Above and to the right of the sill hang a few foraged and gifted pictures, not of people, but of wine bottles, sunflowers, inspirational quotes and a portion of Van Gough’s Starry Nights, repainted into a neat little four by four pun: “Van-Go,” and a Volkswagon beetle in the foreground.
My eyes turn again to the closet door, filled so deep with memories that I hesitate to unravel the fathoms just now. I think of the drawers of one cabinet, in particular; the bottom, being the deeper of the two, contains my old maps, travel guides, notebooks, ticket stubs, and Hebrew language learning assignments. Every map I gathered from every hostel I slept in or museum or mountain I visited I kept: from Eilat to Jerusalem to Budapest, Prague, Vienna, and Slovakia, and from Ein Gedi to Masada and Old Jaffa Hostel. Maps, like books, are precious jewels to me, founts of invaluable and unique information.
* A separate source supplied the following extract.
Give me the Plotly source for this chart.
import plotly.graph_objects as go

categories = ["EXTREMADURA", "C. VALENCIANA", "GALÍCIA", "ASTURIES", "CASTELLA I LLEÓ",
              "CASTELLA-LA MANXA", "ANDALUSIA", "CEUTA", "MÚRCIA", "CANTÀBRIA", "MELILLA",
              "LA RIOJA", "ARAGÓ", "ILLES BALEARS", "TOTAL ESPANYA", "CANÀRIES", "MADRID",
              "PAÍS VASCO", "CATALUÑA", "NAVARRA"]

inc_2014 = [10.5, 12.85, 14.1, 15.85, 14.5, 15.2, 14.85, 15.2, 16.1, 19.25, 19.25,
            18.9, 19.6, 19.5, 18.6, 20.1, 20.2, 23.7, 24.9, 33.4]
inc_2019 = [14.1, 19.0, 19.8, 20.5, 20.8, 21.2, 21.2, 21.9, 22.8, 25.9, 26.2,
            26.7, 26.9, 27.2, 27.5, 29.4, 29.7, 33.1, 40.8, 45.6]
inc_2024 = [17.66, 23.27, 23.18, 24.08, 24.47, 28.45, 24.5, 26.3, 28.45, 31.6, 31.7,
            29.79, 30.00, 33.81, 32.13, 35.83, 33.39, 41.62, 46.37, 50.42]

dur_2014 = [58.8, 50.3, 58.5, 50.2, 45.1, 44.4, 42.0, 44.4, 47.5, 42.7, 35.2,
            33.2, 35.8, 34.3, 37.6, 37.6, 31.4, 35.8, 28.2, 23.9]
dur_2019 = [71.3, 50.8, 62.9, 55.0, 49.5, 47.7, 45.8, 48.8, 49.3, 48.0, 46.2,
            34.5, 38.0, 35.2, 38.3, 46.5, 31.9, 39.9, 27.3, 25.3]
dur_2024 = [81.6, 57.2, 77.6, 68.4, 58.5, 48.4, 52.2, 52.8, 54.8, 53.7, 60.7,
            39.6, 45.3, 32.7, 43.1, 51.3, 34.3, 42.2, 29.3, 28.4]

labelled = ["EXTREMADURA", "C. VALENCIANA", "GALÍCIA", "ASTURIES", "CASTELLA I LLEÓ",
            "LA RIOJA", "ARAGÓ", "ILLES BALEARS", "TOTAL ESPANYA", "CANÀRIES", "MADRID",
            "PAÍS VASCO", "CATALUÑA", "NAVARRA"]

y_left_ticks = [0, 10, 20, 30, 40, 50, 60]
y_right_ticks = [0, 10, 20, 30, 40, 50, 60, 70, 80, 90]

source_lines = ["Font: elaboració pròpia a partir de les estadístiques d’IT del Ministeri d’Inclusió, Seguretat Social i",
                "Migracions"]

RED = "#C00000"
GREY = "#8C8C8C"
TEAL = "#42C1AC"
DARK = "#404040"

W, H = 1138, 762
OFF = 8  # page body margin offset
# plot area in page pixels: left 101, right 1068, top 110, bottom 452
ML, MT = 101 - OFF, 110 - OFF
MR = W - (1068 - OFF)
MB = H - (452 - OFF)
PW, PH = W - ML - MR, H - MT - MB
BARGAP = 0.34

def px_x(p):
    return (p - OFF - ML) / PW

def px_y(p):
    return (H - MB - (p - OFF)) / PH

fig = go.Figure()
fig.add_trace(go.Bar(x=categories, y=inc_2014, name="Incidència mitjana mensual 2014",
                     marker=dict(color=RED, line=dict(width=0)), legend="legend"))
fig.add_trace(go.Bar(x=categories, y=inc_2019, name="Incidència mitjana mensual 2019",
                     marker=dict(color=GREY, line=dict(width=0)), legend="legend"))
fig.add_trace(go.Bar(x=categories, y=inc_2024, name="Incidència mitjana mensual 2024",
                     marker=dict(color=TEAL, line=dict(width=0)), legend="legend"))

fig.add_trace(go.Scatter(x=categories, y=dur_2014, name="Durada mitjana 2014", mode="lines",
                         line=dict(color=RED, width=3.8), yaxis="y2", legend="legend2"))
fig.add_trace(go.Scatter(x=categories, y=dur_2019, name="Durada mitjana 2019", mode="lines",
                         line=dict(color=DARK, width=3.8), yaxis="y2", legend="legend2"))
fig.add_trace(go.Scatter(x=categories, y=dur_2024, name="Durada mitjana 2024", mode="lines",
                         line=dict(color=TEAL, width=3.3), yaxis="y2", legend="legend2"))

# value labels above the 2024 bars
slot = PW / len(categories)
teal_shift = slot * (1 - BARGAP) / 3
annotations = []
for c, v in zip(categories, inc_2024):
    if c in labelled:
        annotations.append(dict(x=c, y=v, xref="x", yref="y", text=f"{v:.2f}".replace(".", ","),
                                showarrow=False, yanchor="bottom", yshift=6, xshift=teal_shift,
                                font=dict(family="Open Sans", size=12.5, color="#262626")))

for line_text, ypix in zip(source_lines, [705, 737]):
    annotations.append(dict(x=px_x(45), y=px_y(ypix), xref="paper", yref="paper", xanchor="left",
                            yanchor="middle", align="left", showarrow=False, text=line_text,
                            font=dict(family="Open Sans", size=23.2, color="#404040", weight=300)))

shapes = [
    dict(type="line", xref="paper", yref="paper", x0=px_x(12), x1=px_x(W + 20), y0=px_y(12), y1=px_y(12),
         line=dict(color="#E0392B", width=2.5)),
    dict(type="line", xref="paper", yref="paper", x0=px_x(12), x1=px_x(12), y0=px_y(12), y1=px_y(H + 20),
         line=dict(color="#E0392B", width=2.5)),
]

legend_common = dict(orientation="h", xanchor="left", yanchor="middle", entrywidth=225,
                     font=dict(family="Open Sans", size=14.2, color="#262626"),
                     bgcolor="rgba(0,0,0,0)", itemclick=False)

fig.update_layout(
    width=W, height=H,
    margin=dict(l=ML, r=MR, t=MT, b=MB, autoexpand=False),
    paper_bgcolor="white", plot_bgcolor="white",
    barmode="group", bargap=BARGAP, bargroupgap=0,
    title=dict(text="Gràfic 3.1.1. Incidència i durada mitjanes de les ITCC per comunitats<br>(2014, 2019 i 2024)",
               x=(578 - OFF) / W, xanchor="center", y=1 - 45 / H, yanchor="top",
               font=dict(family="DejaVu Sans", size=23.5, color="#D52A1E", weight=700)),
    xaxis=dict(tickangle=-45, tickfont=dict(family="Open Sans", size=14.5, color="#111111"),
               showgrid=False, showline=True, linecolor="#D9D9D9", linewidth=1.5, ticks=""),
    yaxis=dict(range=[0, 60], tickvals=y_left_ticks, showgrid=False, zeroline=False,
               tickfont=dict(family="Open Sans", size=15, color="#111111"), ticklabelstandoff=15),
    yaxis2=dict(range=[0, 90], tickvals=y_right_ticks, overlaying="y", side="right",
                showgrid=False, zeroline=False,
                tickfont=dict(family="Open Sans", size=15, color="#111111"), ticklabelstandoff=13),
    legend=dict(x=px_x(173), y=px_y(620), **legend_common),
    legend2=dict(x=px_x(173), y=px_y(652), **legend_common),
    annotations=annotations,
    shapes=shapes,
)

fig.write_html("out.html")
On them I marked and circled all the sites I loved, the restaurants that served good beer or dessert, the hostels with the friendliest staff, the nearest bus terminal and number.
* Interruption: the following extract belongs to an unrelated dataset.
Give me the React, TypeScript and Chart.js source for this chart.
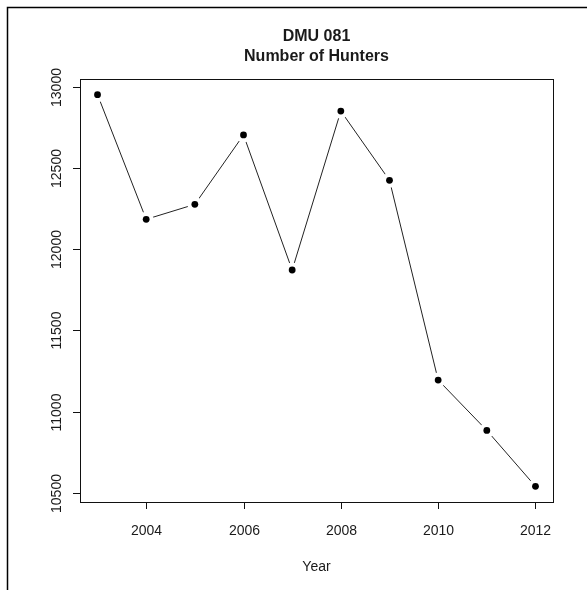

I am there now, at the bus terminal in Bratislava, sipping a Pilsner inside the station pub, which itself was converted from an out-of-use street car. Then I jump to the porch outside the Ein Gedi hostel, perched with free café (instant, in that red and black packet, and milk from a pouch!), watching the full moon rise over the Dead Sea, Jordan in the background. (As close as I was and as many times as I saw the cities and mountains of Jordan, I never actually crossed the border, despite Petra being a huge tourist destination. I have to go back!!) In my mind I wake up and stretch to greet the great dense, salty sea, then climb, high, higher still up the mountain to the highest legally allowed point in forty degree centigrade heat, then down, deep down into Dodom’s cave and waterfall. Oh, the magic of the desert!!!
My heart longs again for those secret places in the land, those deep mysteries that are so fixed, ancient and overwhelming. I come back to my room, and my eyes fall upon my favorite poem, framed and mounted above my chest of drawers, and I begin to read:

Go placidly amid the noise and the haste, and remember what peace there may be in silence.

     I think again of the silent and the chaotic in far away lands. I think of the silent and chaotic demons that test us here in my home country, indeed in my very heart and soul. Tests, challenges, other points of view–as cliche as it sounds, I found myself through living day in day out in Be’er Sheva, getting to sleep each night and waking up with the hot desert sun on my face. I found something I had been looking for since I was a little girl: the confidence and serenity to feel my feet fixed firmly on the ground, yet the faith to throw caution to the wind and let these same feet fly out from under me, over a rock into water or down into a cave. I found the truth–that the world is not such a nice place all the time, and that your life will never be what you want it to be if you put your store in changing times that make headlines, sell newspapers, and send people time and again to war. I think this is why so many pilgrims come to Jerusalem, why so many religious faithful live in Jerusalem, and why that city is and has been and will probably always be the hottest place on Earth:  they know, they understand that the ebbing tide of change only rushes over what is firmly rooted into time and space: God and his plan for us.
I have no answers for peace in the world, but I will forever strive, and may we all work for this:

     In the noisy confusion of life, keep peace in your soul.